Sementara itu, juru bicara Boeing Co., RTX Corp., dan General Dynamics Corp. memilih untuk tidak memberikan komentar terkait pernyataan Lutnick maupun kemungkinan adanya diskusi dengan pemerintah. Northrop Grumman Corp. dan SAIC juga belum memberikan tanggapan.
Wacana ini sontak membuat saham kontraktor pertahanan AS melonjak. Saham Lockheed Martin naik hingga 1,7%, mencatat kenaikan intraday terbesar dalam hampir dua pekan, sementara Northrop Grumman menguat 1,2%.
Komentar Lutnick ini muncul setelah kesepakatan mengejutkan pada Jumat lalu, di mana pemerintah AS memperoleh hampir 10% saham di Intel guna mendukung raksasa chip tersebut. Berdasarkan kesepakatan itu, Washington menerima 433,3 juta saham biasa Intel senilai US$8,9 miliar yang didanai melalui hibah US Chips and Science Act dan program Secure Enclave. Ditambah dengan US$2,2 miliar dana sebelumnya, total investasi pemerintah mencapai US$11,1 miliar.
Intel menegaskan bahwa pemerintah hanya akan menjadi pemegang saham pasif tanpa hak suara dalam dewan direksi maupun hak tata kelola perusahaan. Meskipun demikian, langkah ini mengejutkan Wall Street dan Washington, dan menandai strategi ekonomi baru Presiden Donald Trump di periode keduanya.
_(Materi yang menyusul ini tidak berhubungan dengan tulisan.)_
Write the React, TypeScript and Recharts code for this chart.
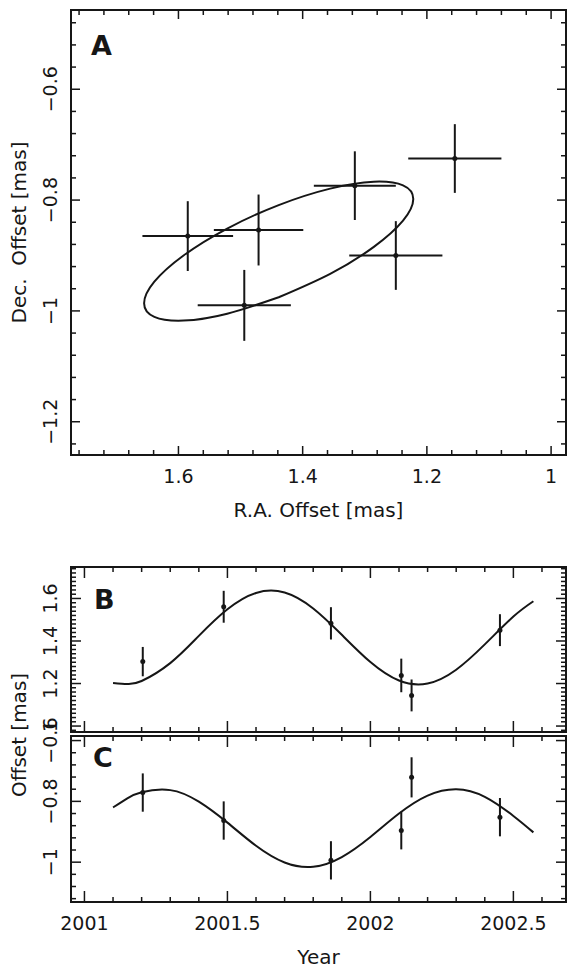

Juru bicara Gedung Putih, Kush Desai, menyatakan bahwa pemerintahan Trump akan terus menjajaki kesepakatan serupa demi memastikan para pembayar pajak mendapat manfaat dari investasi pemerintah. “Dari perjanjian dagang hingga kesepakatan damai, Presiden Trump secara konsisten menjaga keamanan nasional dan ekonomi, sembari memastikan kesepakatan terbaik bagi pembayar pajak Amerika,” kata Desai.
Dalam wawancara yang sama, Lutnick juga menyinggung tentang pentingnya pendanaan pemerintah bagi universitas yang menghasilkan paten, serta dukungan terhadap rantai pasok AS bagi perusahaan yang bergantung pada magnet tanah jarang yang saat ini didominasi oleh China.
Sebelumnya, Departemen Perdagangan AS bahkan sempat mengancam program riset di Harvard University yang didanai federal, termasuk hak kekayaan intelektual yang dihasilkan.
Meskipun menepis kemungkinan pemerintah AS mengambil ekuitas besar-besaran di sektor swasta, Lutnick menekankan manfaat kesepakatan Intel bagi para pembayar pajak. “Kalau perusahaan AS mendapat investasi pemerintah, wajar bila pemimpin menuntut kesepakatan lebih baik. Mari dapatkan keuntungan dari kesepakatan itu. Anda harus menekan mereka, jangan jadi pihak yang lemah,” pungkasnya.